(Entries with chart source code)
□ □ □ □ □
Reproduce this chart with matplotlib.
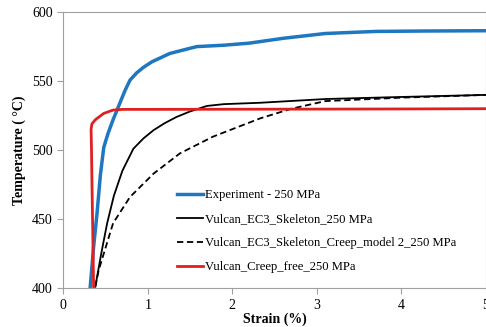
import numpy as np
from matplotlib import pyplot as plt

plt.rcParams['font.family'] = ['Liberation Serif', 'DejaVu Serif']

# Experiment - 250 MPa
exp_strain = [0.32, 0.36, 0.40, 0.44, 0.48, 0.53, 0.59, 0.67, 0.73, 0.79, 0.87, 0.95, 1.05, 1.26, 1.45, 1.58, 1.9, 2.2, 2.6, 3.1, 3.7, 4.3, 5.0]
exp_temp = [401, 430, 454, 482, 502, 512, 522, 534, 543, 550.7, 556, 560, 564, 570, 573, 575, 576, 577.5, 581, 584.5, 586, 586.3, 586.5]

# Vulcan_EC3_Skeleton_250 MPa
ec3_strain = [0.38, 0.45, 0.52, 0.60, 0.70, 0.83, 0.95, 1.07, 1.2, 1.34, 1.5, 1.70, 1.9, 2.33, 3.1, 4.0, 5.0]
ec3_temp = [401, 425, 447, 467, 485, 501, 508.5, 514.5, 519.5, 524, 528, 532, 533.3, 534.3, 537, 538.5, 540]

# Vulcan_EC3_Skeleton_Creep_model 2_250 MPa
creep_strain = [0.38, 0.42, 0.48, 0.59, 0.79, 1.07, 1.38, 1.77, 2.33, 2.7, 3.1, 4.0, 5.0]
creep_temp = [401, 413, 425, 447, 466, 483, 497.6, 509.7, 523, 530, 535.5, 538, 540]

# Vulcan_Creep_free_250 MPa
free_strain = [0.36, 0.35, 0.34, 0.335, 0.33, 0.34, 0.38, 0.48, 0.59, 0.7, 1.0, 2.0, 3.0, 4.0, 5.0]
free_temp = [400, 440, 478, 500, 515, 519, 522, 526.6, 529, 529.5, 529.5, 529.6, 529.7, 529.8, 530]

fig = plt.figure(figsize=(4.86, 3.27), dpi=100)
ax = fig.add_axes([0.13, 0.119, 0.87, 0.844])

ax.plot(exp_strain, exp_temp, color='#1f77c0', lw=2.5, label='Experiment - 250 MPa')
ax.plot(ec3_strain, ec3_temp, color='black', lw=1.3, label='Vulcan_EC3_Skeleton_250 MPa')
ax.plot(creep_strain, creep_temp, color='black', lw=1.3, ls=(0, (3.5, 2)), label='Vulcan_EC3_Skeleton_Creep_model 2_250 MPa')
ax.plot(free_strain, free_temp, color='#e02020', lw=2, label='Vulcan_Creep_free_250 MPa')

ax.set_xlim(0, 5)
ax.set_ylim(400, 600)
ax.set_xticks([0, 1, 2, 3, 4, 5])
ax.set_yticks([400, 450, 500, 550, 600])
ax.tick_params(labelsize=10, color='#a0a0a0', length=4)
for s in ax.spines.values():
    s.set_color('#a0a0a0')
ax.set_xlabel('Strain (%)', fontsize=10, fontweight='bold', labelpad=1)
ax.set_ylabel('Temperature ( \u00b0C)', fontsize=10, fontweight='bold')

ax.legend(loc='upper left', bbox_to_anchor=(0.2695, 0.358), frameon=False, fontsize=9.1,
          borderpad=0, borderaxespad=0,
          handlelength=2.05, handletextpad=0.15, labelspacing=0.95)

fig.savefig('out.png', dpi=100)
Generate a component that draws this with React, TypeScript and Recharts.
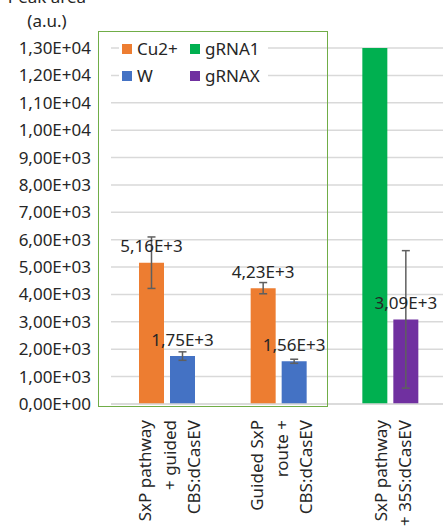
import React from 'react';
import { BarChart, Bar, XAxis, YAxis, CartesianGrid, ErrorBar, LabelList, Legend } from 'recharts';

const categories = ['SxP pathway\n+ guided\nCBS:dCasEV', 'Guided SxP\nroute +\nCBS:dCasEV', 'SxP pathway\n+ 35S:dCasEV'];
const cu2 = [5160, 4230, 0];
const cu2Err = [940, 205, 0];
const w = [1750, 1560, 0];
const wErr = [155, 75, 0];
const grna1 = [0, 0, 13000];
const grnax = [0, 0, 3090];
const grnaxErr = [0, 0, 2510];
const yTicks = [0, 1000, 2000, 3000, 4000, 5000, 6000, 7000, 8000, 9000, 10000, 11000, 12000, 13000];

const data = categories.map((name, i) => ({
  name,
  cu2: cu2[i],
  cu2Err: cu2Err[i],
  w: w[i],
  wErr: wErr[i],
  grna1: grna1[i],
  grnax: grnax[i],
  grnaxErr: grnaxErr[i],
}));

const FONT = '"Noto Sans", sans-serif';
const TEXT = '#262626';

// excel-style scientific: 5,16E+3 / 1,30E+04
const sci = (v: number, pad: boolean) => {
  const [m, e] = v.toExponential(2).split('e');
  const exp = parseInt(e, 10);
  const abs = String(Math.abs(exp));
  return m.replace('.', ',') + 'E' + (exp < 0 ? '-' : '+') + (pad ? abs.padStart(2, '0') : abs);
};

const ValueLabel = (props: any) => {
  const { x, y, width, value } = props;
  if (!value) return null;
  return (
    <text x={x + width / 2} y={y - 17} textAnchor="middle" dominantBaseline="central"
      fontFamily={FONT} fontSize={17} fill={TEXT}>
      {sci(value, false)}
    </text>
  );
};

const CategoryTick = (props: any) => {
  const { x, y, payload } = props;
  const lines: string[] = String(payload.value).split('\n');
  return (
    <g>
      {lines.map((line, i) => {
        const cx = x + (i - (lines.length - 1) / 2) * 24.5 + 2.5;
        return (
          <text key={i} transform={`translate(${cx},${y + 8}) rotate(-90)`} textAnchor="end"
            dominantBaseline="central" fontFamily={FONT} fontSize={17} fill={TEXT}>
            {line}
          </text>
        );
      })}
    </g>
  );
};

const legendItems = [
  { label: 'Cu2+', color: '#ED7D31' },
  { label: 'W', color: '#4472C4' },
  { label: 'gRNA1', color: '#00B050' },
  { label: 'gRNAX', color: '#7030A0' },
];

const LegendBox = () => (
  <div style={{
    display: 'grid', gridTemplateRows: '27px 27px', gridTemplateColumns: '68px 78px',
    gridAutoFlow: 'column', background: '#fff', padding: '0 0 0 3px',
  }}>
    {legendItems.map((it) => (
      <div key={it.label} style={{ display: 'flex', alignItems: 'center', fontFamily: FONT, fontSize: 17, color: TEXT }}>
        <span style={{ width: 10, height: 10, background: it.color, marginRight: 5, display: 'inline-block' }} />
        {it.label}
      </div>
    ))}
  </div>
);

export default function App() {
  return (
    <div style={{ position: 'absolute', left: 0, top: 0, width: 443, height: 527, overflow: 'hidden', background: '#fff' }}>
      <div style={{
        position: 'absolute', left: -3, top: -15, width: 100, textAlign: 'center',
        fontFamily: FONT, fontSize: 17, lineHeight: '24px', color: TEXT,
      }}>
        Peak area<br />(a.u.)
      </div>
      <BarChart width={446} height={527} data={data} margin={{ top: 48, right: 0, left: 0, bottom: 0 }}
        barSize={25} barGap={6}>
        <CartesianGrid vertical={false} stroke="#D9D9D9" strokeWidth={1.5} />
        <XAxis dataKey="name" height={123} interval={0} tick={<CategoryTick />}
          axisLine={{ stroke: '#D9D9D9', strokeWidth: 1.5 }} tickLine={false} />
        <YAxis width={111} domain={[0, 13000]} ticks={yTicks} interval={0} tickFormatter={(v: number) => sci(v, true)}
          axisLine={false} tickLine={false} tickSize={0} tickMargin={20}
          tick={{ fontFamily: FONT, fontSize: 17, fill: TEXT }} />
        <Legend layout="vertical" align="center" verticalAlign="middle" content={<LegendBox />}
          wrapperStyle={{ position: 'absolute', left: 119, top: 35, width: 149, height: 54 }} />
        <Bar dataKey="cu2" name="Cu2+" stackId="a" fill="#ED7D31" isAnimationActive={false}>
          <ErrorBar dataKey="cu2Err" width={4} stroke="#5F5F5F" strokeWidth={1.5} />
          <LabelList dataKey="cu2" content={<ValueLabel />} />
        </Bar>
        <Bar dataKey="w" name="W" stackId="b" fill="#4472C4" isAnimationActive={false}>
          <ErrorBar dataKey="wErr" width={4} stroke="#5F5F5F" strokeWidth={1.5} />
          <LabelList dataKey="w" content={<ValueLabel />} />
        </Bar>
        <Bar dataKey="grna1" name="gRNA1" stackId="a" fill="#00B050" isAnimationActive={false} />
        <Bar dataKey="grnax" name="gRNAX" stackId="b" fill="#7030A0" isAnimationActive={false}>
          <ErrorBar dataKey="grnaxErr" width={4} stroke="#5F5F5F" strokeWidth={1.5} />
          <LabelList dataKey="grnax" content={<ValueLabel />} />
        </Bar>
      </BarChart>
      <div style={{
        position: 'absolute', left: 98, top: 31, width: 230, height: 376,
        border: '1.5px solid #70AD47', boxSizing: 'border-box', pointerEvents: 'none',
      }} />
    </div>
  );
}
□ □ □ □ □
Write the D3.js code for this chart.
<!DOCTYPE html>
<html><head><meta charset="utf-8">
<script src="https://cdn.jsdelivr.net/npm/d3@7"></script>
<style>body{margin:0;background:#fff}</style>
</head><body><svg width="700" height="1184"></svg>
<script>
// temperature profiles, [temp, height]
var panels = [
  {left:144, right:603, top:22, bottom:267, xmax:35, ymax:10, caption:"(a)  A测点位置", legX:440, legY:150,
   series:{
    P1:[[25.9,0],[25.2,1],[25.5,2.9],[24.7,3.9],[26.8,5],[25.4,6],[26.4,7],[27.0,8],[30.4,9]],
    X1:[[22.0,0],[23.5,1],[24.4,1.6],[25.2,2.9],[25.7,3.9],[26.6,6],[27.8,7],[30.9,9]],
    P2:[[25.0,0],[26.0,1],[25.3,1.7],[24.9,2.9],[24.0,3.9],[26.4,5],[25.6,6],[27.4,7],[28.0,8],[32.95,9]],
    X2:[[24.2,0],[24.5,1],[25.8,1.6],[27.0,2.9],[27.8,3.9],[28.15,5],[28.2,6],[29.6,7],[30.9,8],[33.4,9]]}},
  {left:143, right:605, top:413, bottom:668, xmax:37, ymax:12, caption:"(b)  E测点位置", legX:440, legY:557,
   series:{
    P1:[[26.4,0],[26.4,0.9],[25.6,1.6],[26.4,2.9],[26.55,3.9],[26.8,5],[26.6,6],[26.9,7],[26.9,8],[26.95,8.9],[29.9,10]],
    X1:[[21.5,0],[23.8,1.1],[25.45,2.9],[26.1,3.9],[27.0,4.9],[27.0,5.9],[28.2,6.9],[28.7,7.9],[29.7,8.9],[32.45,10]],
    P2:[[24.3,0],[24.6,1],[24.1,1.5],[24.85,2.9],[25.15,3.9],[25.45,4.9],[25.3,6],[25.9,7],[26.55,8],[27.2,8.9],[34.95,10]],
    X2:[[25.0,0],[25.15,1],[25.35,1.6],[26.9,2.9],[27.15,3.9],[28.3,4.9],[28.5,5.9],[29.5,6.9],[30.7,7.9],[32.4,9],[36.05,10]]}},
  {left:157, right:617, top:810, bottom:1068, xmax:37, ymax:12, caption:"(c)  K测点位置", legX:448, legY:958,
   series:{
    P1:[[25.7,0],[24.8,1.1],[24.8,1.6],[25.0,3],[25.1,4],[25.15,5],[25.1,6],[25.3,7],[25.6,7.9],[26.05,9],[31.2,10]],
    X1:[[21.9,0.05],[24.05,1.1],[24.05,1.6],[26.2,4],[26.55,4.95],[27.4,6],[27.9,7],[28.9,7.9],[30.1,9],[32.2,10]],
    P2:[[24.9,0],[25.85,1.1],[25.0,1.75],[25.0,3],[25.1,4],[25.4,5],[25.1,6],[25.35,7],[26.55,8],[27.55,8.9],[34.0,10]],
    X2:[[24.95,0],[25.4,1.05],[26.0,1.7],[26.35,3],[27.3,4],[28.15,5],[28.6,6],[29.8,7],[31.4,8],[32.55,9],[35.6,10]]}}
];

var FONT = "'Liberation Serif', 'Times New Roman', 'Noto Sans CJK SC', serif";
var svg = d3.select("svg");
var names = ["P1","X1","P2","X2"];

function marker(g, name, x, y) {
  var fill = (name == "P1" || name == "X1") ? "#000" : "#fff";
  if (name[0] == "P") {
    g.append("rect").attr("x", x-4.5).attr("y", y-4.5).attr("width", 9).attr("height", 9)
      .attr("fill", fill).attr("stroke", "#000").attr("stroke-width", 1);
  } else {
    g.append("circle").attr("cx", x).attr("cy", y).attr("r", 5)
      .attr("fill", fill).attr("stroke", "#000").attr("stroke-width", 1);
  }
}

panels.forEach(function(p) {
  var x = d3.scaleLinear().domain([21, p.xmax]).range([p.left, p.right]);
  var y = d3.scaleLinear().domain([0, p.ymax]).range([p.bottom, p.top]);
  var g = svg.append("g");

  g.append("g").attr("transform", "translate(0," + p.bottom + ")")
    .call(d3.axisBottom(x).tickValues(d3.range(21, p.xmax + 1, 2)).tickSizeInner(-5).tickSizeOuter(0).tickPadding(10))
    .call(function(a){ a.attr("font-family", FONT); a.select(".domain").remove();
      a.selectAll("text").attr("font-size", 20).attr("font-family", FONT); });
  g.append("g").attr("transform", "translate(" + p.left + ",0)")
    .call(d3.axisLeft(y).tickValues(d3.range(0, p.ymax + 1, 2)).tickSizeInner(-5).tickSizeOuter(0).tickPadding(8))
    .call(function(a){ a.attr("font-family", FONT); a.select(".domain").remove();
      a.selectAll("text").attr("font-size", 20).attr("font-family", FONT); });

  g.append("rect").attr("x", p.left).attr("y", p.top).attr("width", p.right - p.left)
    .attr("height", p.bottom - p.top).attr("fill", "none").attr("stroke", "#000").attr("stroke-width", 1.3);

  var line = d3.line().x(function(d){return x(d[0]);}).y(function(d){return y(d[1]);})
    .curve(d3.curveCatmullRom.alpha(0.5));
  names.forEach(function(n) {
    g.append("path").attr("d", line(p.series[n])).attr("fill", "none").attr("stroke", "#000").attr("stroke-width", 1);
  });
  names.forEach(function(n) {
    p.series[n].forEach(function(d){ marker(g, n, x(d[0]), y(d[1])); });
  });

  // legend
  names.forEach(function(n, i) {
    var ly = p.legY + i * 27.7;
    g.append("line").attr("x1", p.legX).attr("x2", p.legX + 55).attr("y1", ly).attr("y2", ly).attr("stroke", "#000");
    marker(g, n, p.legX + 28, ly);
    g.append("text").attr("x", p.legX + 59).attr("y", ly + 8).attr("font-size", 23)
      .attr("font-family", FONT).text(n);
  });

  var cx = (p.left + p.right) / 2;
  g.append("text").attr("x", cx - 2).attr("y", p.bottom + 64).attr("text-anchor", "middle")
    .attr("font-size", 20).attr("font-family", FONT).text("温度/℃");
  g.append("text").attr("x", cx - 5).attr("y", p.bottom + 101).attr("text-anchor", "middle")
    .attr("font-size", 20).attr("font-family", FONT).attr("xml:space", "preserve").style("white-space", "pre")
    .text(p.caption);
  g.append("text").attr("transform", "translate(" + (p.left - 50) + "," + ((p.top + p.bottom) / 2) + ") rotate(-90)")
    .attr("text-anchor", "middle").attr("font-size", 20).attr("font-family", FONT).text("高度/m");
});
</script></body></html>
□ □ □ □ □
_Exercise requirements_
Repeat only the lines from the one with "Reproduce this chart with matplotlib." down to the one with "535.5, 538, 540]", word for word and both included, and leave the pictures out.

_Worked answer_
Reproduce this chart with matplotlib.
import numpy as np
from matplotlib import pyplot as plt

plt.rcParams['font.family'] = ['Liberation Serif', 'DejaVu Serif']

# Experiment - 250 MPa
exp_strain = [0.32, 0.36, 0.40, 0.44, 0.48, 0.53, 0.59, 0.67, 0.73, 0.79, 0.87, 0.95, 1.05, 1.26, 1.45, 1.58, 1.9, 2.2, 2.6, 3.1, 3.7, 4.3, 5.0]
exp_temp = [401, 430, 454, 482, 502, 512, 522, 534, 543, 550.7, 556, 560, 564, 570, 573, 575, 576, 577.5, 581, 584.5, 586, 586.3, 586.5]

# Vulcan_EC3_Skeleton_250 MPa
ec3_strain = [0.38, 0.45, 0.52, 0.60, 0.70, 0.83, 0.95, 1.07, 1.2, 1.34, 1.5, 1.70, 1.9, 2.33, 3.1, 4.0, 5.0]
ec3_temp = [401, 425, 447, 467, 485, 501, 508.5, 514.5, 519.5, 524, 528, 532, 533.3, 534.3, 537, 538.5, 540]

# Vulcan_EC3_Skeleton_Creep_model 2_250 MPa
creep_strain = [0.38, 0.42, 0.48, 0.59, 0.79, 1.07, 1.38, 1.77, 2.33, 2.7, 3.1, 4.0, 5.0]
creep_temp = [401, 413, 425, 447, 466, 483, 497.6, 509.7, 523, 530, 535.5, 538, 540]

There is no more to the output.